Victoria (1837-1901)

More actors have played Victoria than any monarch, including Anna Neagle, Rosemary Leach, Prunella Scales (twice) and Emily Blunt. Best was Judi Dench, magnificent as the grief-stricken queen in Mrs Brown (1997).

Edward VII (1901-10)

Timothy West played Bertie in ITV's 1975 series Edward the Seventh. Denis Lill was better in the Lillie Langtry bio-series Lillie, but I retain a soft spot for Simon Russell Beale's surreal turn in the BBC's The Young Visiters (2003).

George V (1910-36)

Michael Gambon's George V contributes to his son's stammering in the The King's Speech.
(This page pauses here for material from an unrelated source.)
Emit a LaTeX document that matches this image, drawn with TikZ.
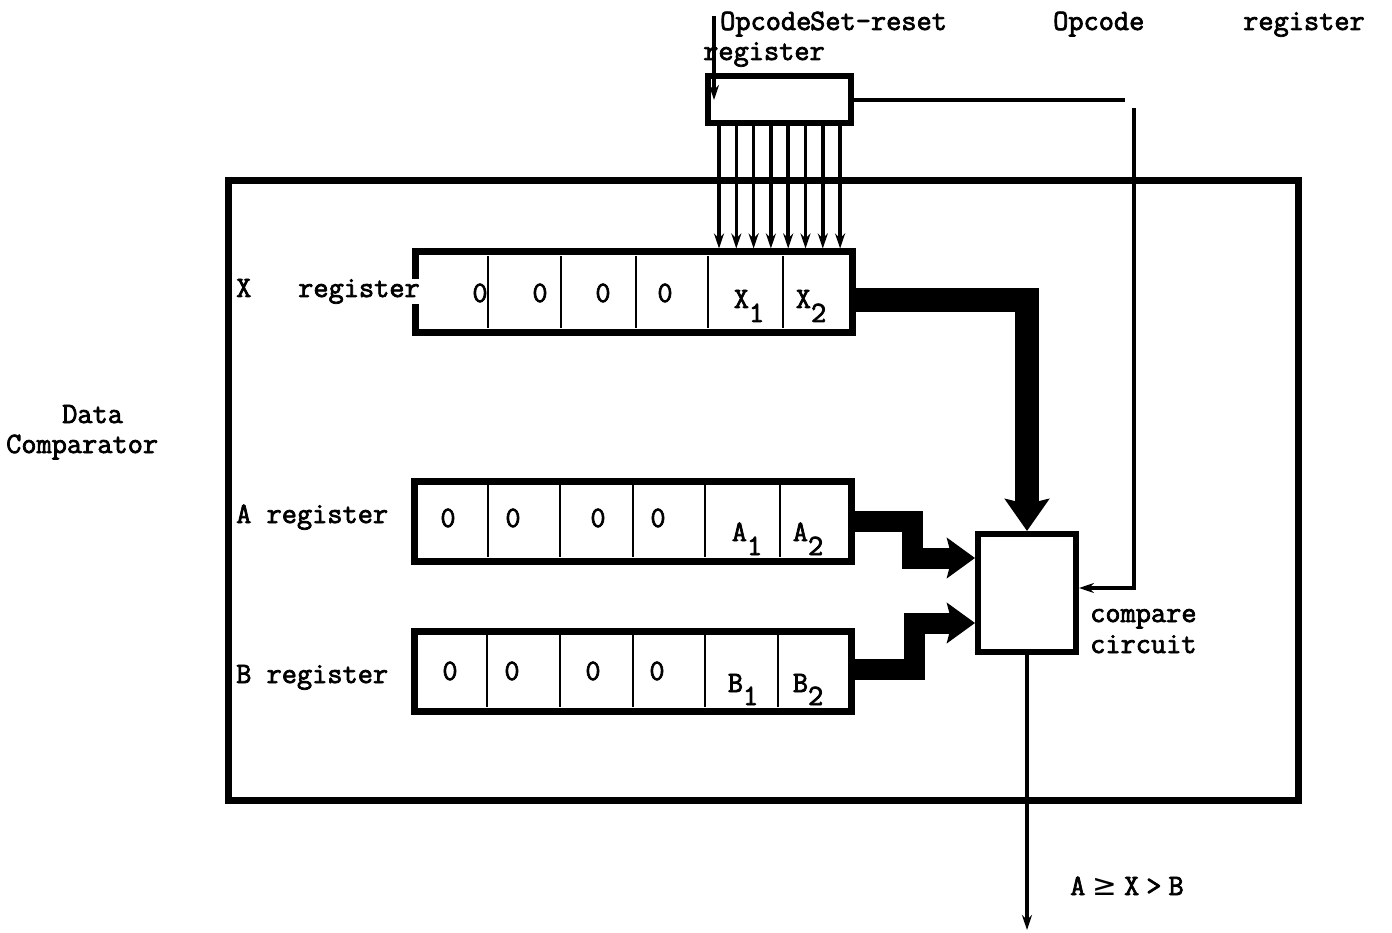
\documentclass[tikz,border=0pt]{standalone}
\usepackage{fontspec}
\newfontfamily\tw{Latin Modern Mono}[FakeBold=2.5]
\newfontfamily\symf{DejaVu Sans}
\usetikzlibrary{arrows.meta}
\begin{document}
\begin{tikzpicture}[x=1pt,y=-1pt,
  txt/.style={font=\tw\fontsize{29.5}{32}\selectfont, inner sep=0pt},
  regbox/.style={draw, line width=7pt, minimum width=437pt, minimum height=80pt, inner sep=0pt},
  framebox/.style={draw, line width=7pt, minimum width=1070pt, minimum height=619pt, inner sep=0pt},
  cmpbox/.style={draw, line width=6pt, minimum width=98pt, minimum height=118pt, inner sep=0pt},
  opbox/.style={draw, line width=6pt, minimum width=143pt, minimum height=47pt, inner sep=0pt},
  divider/.style={line width=2.5pt},
  sig/.style={line width=3.5pt, -{Stealth[length=15pt,width=10pt]}},
  wire/.style={line width=3.5pt},
  busx/.style={line width=24pt, -{Stealth[length=32pt,width=44pt,inset=5pt]}},
  busab/.style={line width=21pt, -{Stealth[length=28pt,width=40pt,inset=5pt]}}
]
\useasboundingbox (0,0) rectangle (1392,933);

% outer frame
\node[framebox] (frame) at (763,490.5) {};

% opcode set-reset register
\node[opbox] (opreg) at (779,100) {};

% registers
\node[regbox] (xreg) at (633.5,292) {};
\node[regbox] (areg) at (632.5,521) {};
\node[regbox] (breg) at (632.5,671) {};

% compare circuit
\node[cmpbox] (cmp) at (1027,593) {};

% cell dividers
\foreach \xx in {488,561,636,708,783}
  \draw[divider] (\xx,256) -- (\xx,328);
\foreach \xx in {488,560,633,705,780}
  \draw[divider] (\xx,485) -- (\xx,557);
\foreach \xx in {487,560,633,705,778}
  \draw[divider] (\xx,635) -- (\xx,707);

% labels
\node[txt, anchor=base west] (lopc) at (720,30) {Opcode};
\node[txt, anchor=base west] (lset) at (810,30) {Set-reset};
\node[txt, anchor=base west] (lreg1) at (703,60) {register};
\node[txt, anchor=base west] (lopc2) at (1053,30) {Opcode};
\node[txt, anchor=base west] (lreg2) at (1243,30) {register};

\node[txt, anchor=base west] (dl1) at (62,423) {Data};
\node[txt, anchor=base west] (dl2) at (6,453) {Comparator};

\node[txt, anchor=base west] (xl) at (236,297) {X};
\node[txt, anchor=base west, fill=white] (xl2) at (298,297) {register};
\node[txt, anchor=base west] (al) at (236,523) {A register};
\node[txt, anchor=base west] (bl) at (236,683) {B register};

% cell contents
\node[txt, anchor=base] (x0a) at (480,302) {0};
\node[txt, anchor=base] (x0b) at (540,302) {0};
\node[txt, anchor=base] (x0c) at (603,302) {0};
\node[txt, anchor=base] (x0d) at (665,302) {0};
\node[txt, anchor=base] (x1) at (749,308) {X\raisebox{-14pt}{1}};
\node[txt, anchor=base] (x2) at (811,308) {X\raisebox{-14pt}{2}};

\node[txt, anchor=base] (a0a) at (448,527) {0};
\node[txt, anchor=base] (a0b) at (513,527) {0};
\node[txt, anchor=base] (a0c) at (598,527) {0};
\node[txt, anchor=base] (a0d) at (658,527) {0};
\node[txt, anchor=base] (a1) at (747,541) {A\raisebox{-14pt}{1}};
\node[txt, anchor=base] (a2) at (808,541) {A\raisebox{-14pt}{2}};

\node[txt, anchor=base] (b0a) at (450,680) {0};
\node[txt, anchor=base] (b0b) at (512,680) {0};
\node[txt, anchor=base] (b0c) at (593,680) {0};
\node[txt, anchor=base] (b0d) at (657,680) {0};
\node[txt, anchor=base] (b1) at (743,692) {B\raisebox{-13pt}{1}};
\node[txt, anchor=base] (b2) at (808,692) {B\raisebox{-13pt}{2}};

\node[txt, anchor=base west] (cl1) at (1090,622) {compare};
\node[txt, anchor=base west] (cl2) at (1090,653) {circuit};

\node[txt, anchor=base west] (res) at (1070,895) {A\hspace{7pt}{\symf ≥}\hspace{7pt}X\hspace{7pt}>\hspace{7pt}B};

% opcode label arrow into register
\coordinate (oplab) at (714,16);
\draw[sig] (oplab) -- (oplab |- opreg.center);

% eight bit lines
\foreach \i in {0,...,7}
  \draw[sig] ([xshift={14.5+17.3*\i}]opreg.south west) -- ([xshift={14.5+17.3*\i}]opreg.south west |- xreg.north);

% opcode line to compare circuit
\coordinate (opend) at (1125,100);
\draw[wire] (opreg.east) -- (opend);
\coordinate (optop) at (1134,108);
\draw[sig] (optop) |- ([yshift=5pt]cmp.east);

% data buses
\draw[busx] ([yshift=-8pt]xreg.east) -| (cmp.north);
\draw[busab] (areg.east) -- ++(58,0) |- ([yshift=35pt]cmp.west);
\draw[busab] ([yshift=2pt]breg.east) -- ++(60,0) |- ([yshift=-30pt]cmp.west);

% output
\coordinate (out) at (1027,930);
\draw[sig] (cmp.south) -- (out);
\end{tikzpicture}
\end{document}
Other notable portrayals include David Troughton in All the King's Men (1999) and Marius Goring in Edward and Mrs Simpson (1980).

Edward VIII (1936)

Good times for portrayals of the abdicant. Tom Hollander was sly in Channel 4's Any Human Heart, and Guy Pearce is feline and feckless in The King's Speech. Both convince more than Edward Fox in Edward and Mrs Simpson.

George VI (1936-52)

Colin Firth has made the stammering monarch his own in The King's Speech, with a performance of quiet bravura that seems destined for Oscar glory.

Elizabeth II (1952-)

Helen Mirren opened the floodgates on realistic portrayals of our living monarch. Since then, Channel 4's The Queen cast five actresses as Her Maj. My favourite is Prunella Scales's cameo in the BBC version of Alan Bennett's A Question of Attribution.